_PROBLEM DESCRIPTION_
Return all the data below as it stands, minus the pictures.

"""

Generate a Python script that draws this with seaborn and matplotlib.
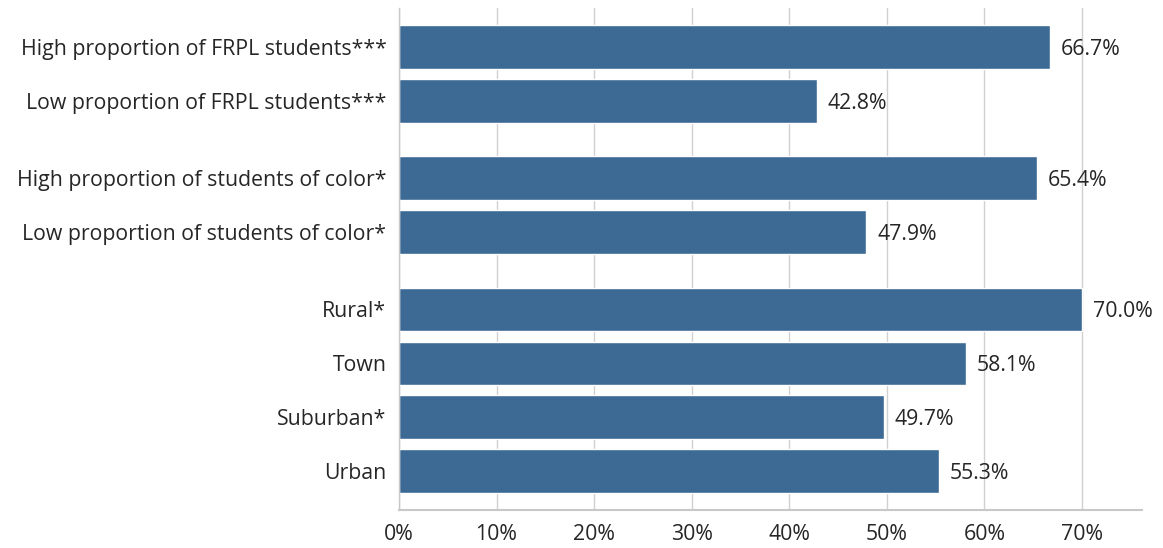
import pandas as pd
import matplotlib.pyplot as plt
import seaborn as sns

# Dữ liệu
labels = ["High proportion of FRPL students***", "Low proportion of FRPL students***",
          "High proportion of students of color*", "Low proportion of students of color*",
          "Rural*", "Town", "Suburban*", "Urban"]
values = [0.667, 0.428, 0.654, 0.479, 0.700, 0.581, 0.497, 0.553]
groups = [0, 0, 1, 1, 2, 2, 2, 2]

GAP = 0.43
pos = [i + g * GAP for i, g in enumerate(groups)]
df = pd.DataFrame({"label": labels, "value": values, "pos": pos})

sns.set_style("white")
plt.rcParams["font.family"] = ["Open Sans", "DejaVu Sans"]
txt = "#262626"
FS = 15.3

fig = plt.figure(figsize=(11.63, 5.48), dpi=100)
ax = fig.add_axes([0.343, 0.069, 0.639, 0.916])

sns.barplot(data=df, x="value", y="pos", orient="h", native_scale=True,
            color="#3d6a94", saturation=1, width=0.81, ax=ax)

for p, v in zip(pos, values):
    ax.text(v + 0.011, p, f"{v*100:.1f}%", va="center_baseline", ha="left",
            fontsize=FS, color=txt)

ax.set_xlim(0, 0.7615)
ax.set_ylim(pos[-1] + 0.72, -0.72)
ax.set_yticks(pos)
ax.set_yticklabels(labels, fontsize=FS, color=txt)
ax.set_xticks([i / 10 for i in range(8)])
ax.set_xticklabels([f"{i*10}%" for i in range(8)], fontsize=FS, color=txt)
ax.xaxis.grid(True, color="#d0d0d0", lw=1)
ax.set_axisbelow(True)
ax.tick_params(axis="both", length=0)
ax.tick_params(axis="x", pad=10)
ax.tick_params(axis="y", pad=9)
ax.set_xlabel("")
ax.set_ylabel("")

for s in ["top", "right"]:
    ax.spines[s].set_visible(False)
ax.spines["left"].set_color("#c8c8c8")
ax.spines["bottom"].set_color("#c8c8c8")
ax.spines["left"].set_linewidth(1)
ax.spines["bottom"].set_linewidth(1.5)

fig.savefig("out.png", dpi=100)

"""

_EXERCISE RESPONSE_
Generate a Python script that draws this with seaborn and matplotlib.
import pandas as pd
import matplotlib.pyplot as plt
import seaborn as sns

# Dữ liệu
labels = ["High proportion of FRPL students***", "Low proportion of FRPL students***",
          "High proportion of students of color*", "Low proportion of students of color*",
          "Rural*", "Town", "Suburban*", "Urban"]
values = [0.667, 0.428, 0.654, 0.479, 0.700, 0.581, 0.497, 0.553]
groups = [0, 0, 1, 1, 2, 2, 2, 2]

GAP = 0.43
pos = [i + g * GAP for i, g in enumerate(groups)]
df = pd.DataFrame({"label": labels, "value": values, "pos": pos})

sns.set_style("white")
plt.rcParams["font.family"] = ["Open Sans", "DejaVu Sans"]
txt = "#262626"
FS = 15.3

fig = plt.figure(figsize=(11.63, 5.48), dpi=100)
ax = fig.add_axes([0.343, 0.069, 0.639, 0.916])

sns.barplot(data=df, x="value", y="pos", orient="h", native_scale=True,
            color="#3d6a94", saturation=1, width=0.81, ax=ax)

for p, v in zip(pos, values):
    ax.text(v + 0.011, p, f"{v*100:.1f}%", va="center_baseline", ha="left",
            fontsize=FS, color=txt)

ax.set_xlim(0, 0.7615)
ax.set_ylim(pos[-1] + 0.72, -0.72)
ax.set_yticks(pos)
ax.set_yticklabels(labels, fontsize=FS, color=txt)
ax.set_xticks([i / 10 for i in range(8)])
ax.set_xticklabels([f"{i*10}%" for i in range(8)], fontsize=FS, color=txt)
ax.xaxis.grid(True, color="#d0d0d0", lw=1)
ax.set_axisbelow(True)
ax.tick_params(axis="both", length=0)
ax.tick_params(axis="x", pad=10)
ax.tick_params(axis="y", pad=9)
ax.set_xlabel("")
ax.set_ylabel("")

for s in ["top", "right"]:
    ax.spines[s].set_visible(False)
ax.spines["left"].set_color("#c8c8c8")
ax.spines["bottom"].set_color("#c8c8c8")
ax.spines["left"].set_linewidth(1)
ax.spines["bottom"].set_linewidth(1.5)

fig.savefig("out.png", dpi=100)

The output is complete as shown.